La dottoressa Urosevic ha ribadito la massima disponibilità di Belgrado a garantire l’autogoverno della provincia nel rispetto della propria sovranità: la Serbia è nata in Kosovo, lì c’è il nocciolo della sua cultura. Citando il Presidente Tadic, la funzionaria diplomatica ha confermato l’illegalità della proclamazione d’indipendenza, la quale andrebbe a sottrarre identità, storia e tradizioni al popolo serbo, laddove in questi 9 anni di amministrazione dell’ONU 250.000 non albanesi (quindi non solo serbi ma anche rom, sinti, turchi ed egiziani) sono stati cacciati dal Kosovo ed hanno preso fuoco 35 monasteri ortodossi teoricamente tutelati dall’UNESCO (ma Bargiacchi chiederà retoricamente dove risieda la capacità sanzionatoria di quest’ente) e più di 800 abitazioni private.
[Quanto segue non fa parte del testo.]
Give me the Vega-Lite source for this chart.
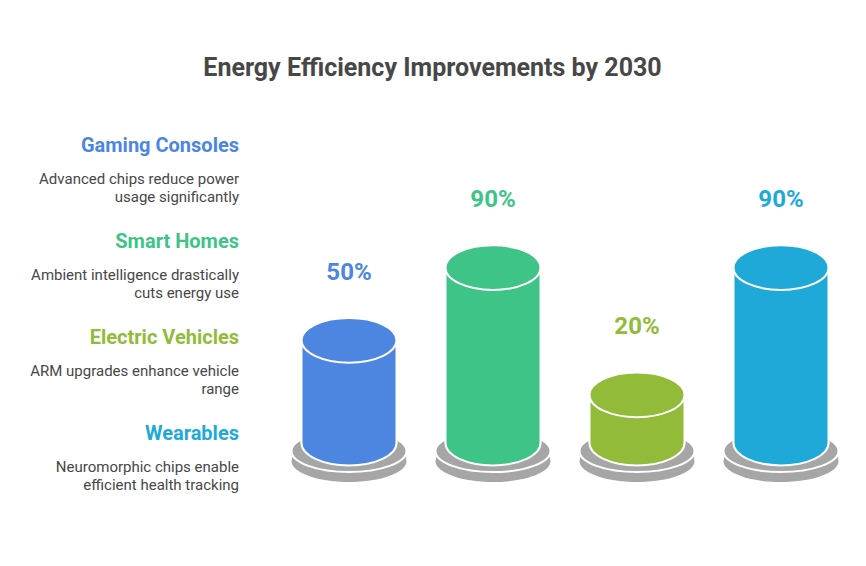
{
  "$schema": "https://vega.github.io/schema/vega-lite/v6.json",
  "padding": {"top": 56, "left": 0, "right": 13, "bottom": 58},
  "background": "white",
  "title": {"text": "Energy Efficiency Improvements by 2030", "font": "Roboto", "fontSize": 25, "fontWeight": "bold", "color": "#474747", "anchor": "middle", "offset": 23, "dx": 6},
  "config": {"view": {"stroke": null}, "font": "Roboto"},
  "data": {"values": [
    {"category": "Gaming Consoles", "description": "Advanced chips reduce power\nusage significantly", "value": 0.5},
    {"category": "Smart Homes", "description": "Ambient intelligence drastically\ncuts energy use", "value": 0.9},
    {"category": "Electric Vehicles", "description": "ARM upgrades enhance vehicle\nrange", "value": 0.2},
    {"category": "Wearables", "description": "Neuromorphic chips enable\nefficient health tracking", "value": 0.9}
  ]},
  "hconcat": [
    {
      "width": 239,
      "height": 400,
      "encoding": {
        "y": {"field": "category", "type": "nominal", "sort": ["Gaming Consoles", "Smart Homes", "Electric Vehicles", "Wearables"], "axis": null, "scale": {"type": "point", "padding": 0.5833}},
        "x": {"value": "width"}
      },
      "layer": [
        {
          "mark": {"type": "text", "align": "right", "baseline": "middle", "fontSize": 20, "fontWeight": "bold", "font": "Roboto", "dy": -14},
          "encoding": {
            "text": {"field": "category"},
            "color": {"field": "category", "type": "nominal", "legend": null, "scale": {"domain": ["Gaming Consoles", "Smart Homes", "Electric Vehicles", "Wearables"], "range": ["#4C86E0", "#3EC486", "#92BB3A", "#1FA9D9"]}}
          }
        },
        {
          "mark": {"type": "text", "align": "right", "baseline": "middle", "fontSize": 15, "font": "Roboto", "lineBreak": "\n", "lineHeight": 18, "color": "#474747", "dy": 19},
          "encoding": {"text": {"field": "description"}}
        }
      ]
    },
    {
      "width": 576,
      "height": 400,
      "encoding": {
        "x": {"field": "category", "type": "nominal", "sort": ["Gaming Consoles", "Smart Homes", "Electric Vehicles", "Wearables"], "axis": null, "scale": {"type": "band", "paddingInner": 0, "paddingOuter": 0}},
        "color": {"field": "category", "type": "nominal", "legend": null, "scale": {"domain": ["Gaming Consoles", "Smart Homes", "Electric Vehicles", "Wearables"], "range": ["#4C86E0", "#3EC486", "#92BB3A", "#1FA9D9"]}}
      },
      "layer": [
        {
          "mark": {"type": "point", "shape": "M-1,0C-1,-0.2016,-0.5523,-0.365,0,-0.365C0.5523,-0.365,1,-0.2016,1,0C1,0.2016,0.5523,0.365,0,0.365C-0.5523,0.365,-1,0.2016,-1,0Z", "size": 13225, "filled": true, "opacity": 1, "strokeWidth": 0, "yOffset": 18},
          "encoding": {"y": {"datum": -0.065, "type": "quantitative", "axis": null, "scale": {"domain": [-0.36, 1.8]}}, "color": {"value": "#A6A6A6"}}
        },
        {
          "mark": {"type": "point", "shape": "M-1,0C-1,-0.2016,-0.5523,-0.365,0,-0.365C0.5523,-0.365,1,-0.2016,1,0C1,0.2016,0.5523,0.365,0,0.365C-0.5523,0.365,-1,0.2016,-1,0Z", "size": 13225, "filled": true, "opacity": 1, "stroke": "white", "strokeWidth": 2, "yOffset": 8},
          "encoding": {"y": {"datum": -0.065, "type": "quantitative", "axis": null}, "color": {"value": "#A6A6A6"}}
        },
        {
          "mark": {"type": "point", "shape": "M-1,0C-1,-0.2596,-0.5523,-0.47,0,-0.47C0.5523,-0.47,1,-0.2596,1,0C1,0.2596,0.5523,0.47,0,0.47C-0.5523,0.47,-1,0.2596,-1,0Z", "size": 9025, "filled": true, "opacity": 1, "stroke": "white", "strokeWidth": 2},
          "encoding": {"y": {"datum": -0.065, "type": "quantitative", "axis": null}}
        },
        {
          "mark": {"type": "bar", "width": 95, "opacity": 1},
          "encoding": {"y": {"field": "value", "type": "quantitative", "axis": null}, "y2": {"datum": -0.065}}
        },
        {
          "mark": {"type": "rule", "xOffset": -47.5, "strokeWidth": 2},
          "encoding": {"y": {"field": "value", "type": "quantitative", "axis": null}, "y2": {"datum": -0.065}, "color": {"value": "white"}}
        },
        {
          "mark": {"type": "rule", "xOffset": 47.5, "strokeWidth": 2},
          "encoding": {"y": {"field": "value", "type": "quantitative", "axis": null}, "y2": {"datum": -0.065}, "color": {"value": "white"}}
        },
        {
          "mark": {"type": "point", "shape": "M-1,0C-1,-0.2596,-0.5523,-0.47,0,-0.47C0.5523,-0.47,1,-0.2596,1,0C1,0.2596,0.5523,0.47,0,0.47C-0.5523,0.47,-1,0.2596,-1,0Z", "size": 9025, "filled": true, "opacity": 1, "stroke": "white", "strokeWidth": 2},
          "encoding": {"y": {"field": "value", "type": "quantitative", "axis": null}}
        },
        {
          "mark": {"type": "text", "baseline": "middle", "align": "center", "fontSize": 24, "fontWeight": "bold", "font": "Roboto", "dy": -67.5},
          "encoding": {"y": {"field": "value", "type": "quantitative", "axis": null}, "text": {"field": "value", "format": ".0%"}}
        }
      ]
    }
  ],
  "spacing": 38
}
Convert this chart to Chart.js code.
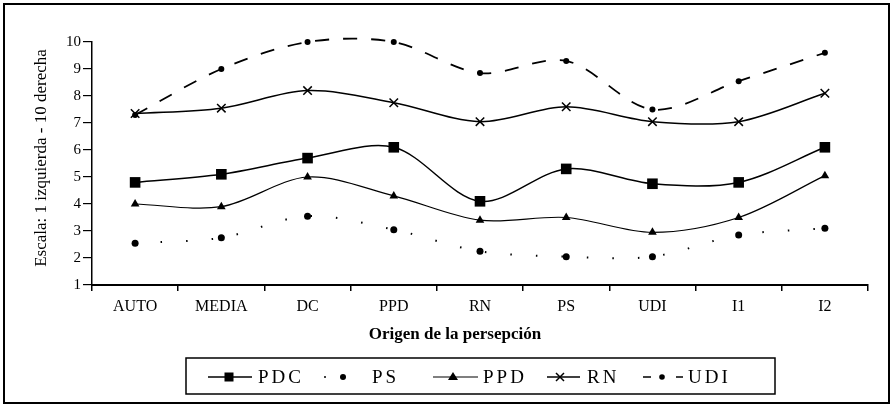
<!DOCTYPE html>
<html>
<head>
<meta charset="utf-8">
<script src="https://cdn.jsdelivr.net/npm/chart.js@4/dist/chart.umd.min.js"></script>
<style>
  html, body { margin: 0; padding: 0; background: #fff; }
  #wrap { width: 892px; height: 406px; position: relative; }
</style>
</head>
<body>
<div id="wrap"><canvas id="c" width="892" height="406"></canvas></div>
<script>
const categories = ['AUTO', 'MEDIA', 'DC', 'PPD', 'RN', 'PS', 'UDI', 'I1', 'I2'];
const seriesNames = ['PDC', 'PS', 'PPD', 'RN', 'UDI'];
const PDC = [4.8, 5.1, 5.7, 6.1, 4.1, 5.3, 4.75, 4.8, 6.1];
const PS  = [2.55, 2.75, 3.55, 3.05, 2.25, 2.05, 2.05, 2.85, 3.1];
const PPD = [4.0, 3.9, 5.0, 4.3, 3.4, 3.5, 2.95, 3.5, 5.05];
const RN  = [7.35, 7.55, 8.2, 7.75, 7.05, 7.6, 7.05, 7.05, 8.1];
const UDI = [7.3, 9.0, 10.0, 10.0, 8.85, 9.3, 7.5, 8.55, 9.6];
const yTicks = [1, 2, 3, 4, 5, 6, 7, 8, 9, 10];
const yTitle = 'Escala: 1 izquierda - 10 derecha';
const xTitle = 'Origen de la persepción';

const SERIF = "'Liberation Serif', 'DejaVu Serif', serif";
Chart.defaults.font.family = SERIF;
Chart.defaults.color = '#000';

const framePlugin = {
  id: 'frameAndLegend',
  afterDraw(chart) {
    const ctx = chart.ctx;
    ctx.save();
    ctx.fillStyle = '#000';
    ctx.strokeStyle = '#000';
    // axis titles
    ctx.font = "bold 17px " + SERIF;
    ctx.textAlign = 'center';
    ctx.textBaseline = 'middle';
    ctx.fillText(xTitle, 455, 335);
    ctx.save();
    ctx.translate(42, 158);
    ctx.rotate(-Math.PI / 2);
    ctx.font = "17px " + SERIF;
    ctx.fillText(yTitle, 0, 0);
    ctx.restore();
    // outer frame
    ctx.lineWidth = 2;
    ctx.strokeRect(4, 4, 885, 399);
    // legend box
    ctx.lineWidth = 1.5;
    ctx.strokeRect(186, 358, 589, 36);
    const y = 377;
    // PDC
    ctx.beginPath(); ctx.moveTo(208, y); ctx.lineTo(252, y); ctx.stroke();
    ctx.fillRect(224.5, y - 4.5, 9, 9);
    // PS
    ctx.beginPath(); ctx.arc(325, y, 1, 0, Math.PI * 2); ctx.fill();
    ctx.beginPath(); ctx.arc(343, y, 3, 0, Math.PI * 2); ctx.fill();
    // PPD
    ctx.lineWidth = 1.2;
    ctx.beginPath(); ctx.moveTo(433, y); ctx.lineTo(478, y); ctx.stroke();
    ctx.beginPath(); ctx.moveTo(453, y - 5); ctx.lineTo(458, y + 3); ctx.lineTo(448, y + 3); ctx.closePath(); ctx.fill();
    // RN
    ctx.lineWidth = 1.5;
    ctx.beginPath(); ctx.moveTo(547, y); ctx.lineTo(580, y); ctx.stroke();
    ctx.beginPath(); ctx.moveTo(556, y - 4); ctx.lineTo(564, y + 4); ctx.moveTo(564, y - 4); ctx.lineTo(556, y + 4); ctx.stroke();
    // UDI
    ctx.beginPath(); ctx.moveTo(643, y); ctx.lineTo(651, y); ctx.moveTo(676, y); ctx.lineTo(683, y); ctx.stroke();
    ctx.beginPath(); ctx.arc(662, y, 2.8, 0, Math.PI * 2); ctx.fill();
    // texts
    ctx.font = "19px " + SERIF;
    ctx.textBaseline = 'middle';
    ctx.textAlign = 'left';
    try { ctx.letterSpacing = '3px'; } catch (e) {}
    ctx.fillText(seriesNames[0], 258, y + 1);
    ctx.fillText(seriesNames[1], 372, y + 1);
    ctx.fillText(seriesNames[2], 483, y + 1);
    ctx.fillText(seriesNames[3], 587, y + 1);
    ctx.fillText(seriesNames[4], 688, y + 1);
    ctx.restore();
  }
};

const common = { borderColor: '#000', backgroundColor: '#000', tension: 0.32, clip: false, capBezierPoints: false };

new Chart(document.getElementById('c'), {
  type: 'line',
  data: {
    labels: categories,
    datasets: [
      Object.assign({ label: seriesNames[0], data: PDC, borderWidth: 1.5,
        pointStyle: 'rect', pointRadius: 7.5, pointBorderWidth: 0 }, common),
      Object.assign({ label: seriesNames[1], data: PS, borderWidth: 2,
        borderDash: [1.5, 24], pointStyle: 'circle', pointRadius: 3.5, pointBorderWidth: 0 }, common),
      Object.assign({ label: seriesNames[2], data: PPD, borderWidth: 1.2,
        pointStyle: 'triangle', pointRadius: 5, pointBorderWidth: 0 }, common),
      Object.assign({ label: seriesNames[3], data: RN, borderWidth: 1.5,
        pointStyle: 'crossRot', pointRadius: 6, pointBorderWidth: 1.5 }, common),
      Object.assign({ label: seriesNames[4], data: UDI, borderWidth: 1.8,
        borderDash: [14, 14], pointStyle: 'circle', pointRadius: 3, pointBorderWidth: 0 }, common)
    ]
  },
  options: {
    responsive: false,
    animation: false,
    layout: { padding: { left: 20, right: 24, top: 42, bottom: 58 } },
    plugins: { legend: { display: false }, tooltip: { enabled: false } },
    scales: {
      x: {
        type: 'category',
        offset: true,
        grid: { display: true, drawOnChartArea: false, drawTicks: true, tickLength: 6, color: '#000', lineWidth: 1.5, offset: true },
        border: { display: true, color: '#000', width: 2 },
        ticks: { font: { size: 16 }, color: '#000', padding: 6, autoSkip: false, maxRotation: 0 },
        title: { display: false },
        afterFit(scale) { scale.height = 63; }
      },
      y: {
        min: 1, max: 10,
        afterBuildTicks(scale) { scale.ticks = yTicks.map(v => ({ value: v })); },
        grid: { display: true, drawOnChartArea: false, drawTicks: true, tickLength: 9, color: '#000', lineWidth: 1.2 },
        border: { display: true, color: '#000', width: 1.5 },
        ticks: { font: { size: 15 }, color: '#000', padding: 2 },
        title: { display: false },
        afterFit(scale) { scale.width = 72; }
      }
    }
  },
  plugins: [framePlugin]
});
</script>
</body>
</html>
Quasi a placare gli animi dopo gli scontri consumatisi sul luogo del delitto e a Belgrado nei giorni precedenti, Urosevic ha specificato che il Paese da lei rappresentato, avendo a cuore la stabilità della regione e quindi dell’Europa, non intende ricorrere all’uso della forza, bensì ha piena fiducia negli strumenti legittimi e pacifici, tanto è chiara la violazione della sua sovranità statale, principio basilare dell’ONU.

Nel corso dell’intenso e partecipato dibattito (oltre 100 i presenti) è anche emerso come il report Ahtisaari delineasse già le fondamenta della Costituzione kosovara, con tanto di espliciti riferimenti alla multietnicità ed all’istituzione di enclave e di aree protette a beneficio delle minoranze, come se le già ricordate violenze di questi anni perpetrate da parte albanese non avessero mai avuto luogo. In sede ONU, infine, il veto incrociato fra Russia e USA ha paralizzato il Consiglio di Sicurezza, il quale non può quindi esprimersi su questa delicata vicenda, di cui potrebbe farsi carico l’Assemblea Generale, esprimendo una mozione di condanna dell’indipendenza di Pristina, oppure la Serbia stessa, chiedendo un parere consultivo (giuridicamente non vincolante, ma politicamente molto importante) alla Corte Internazionale di Giustizia.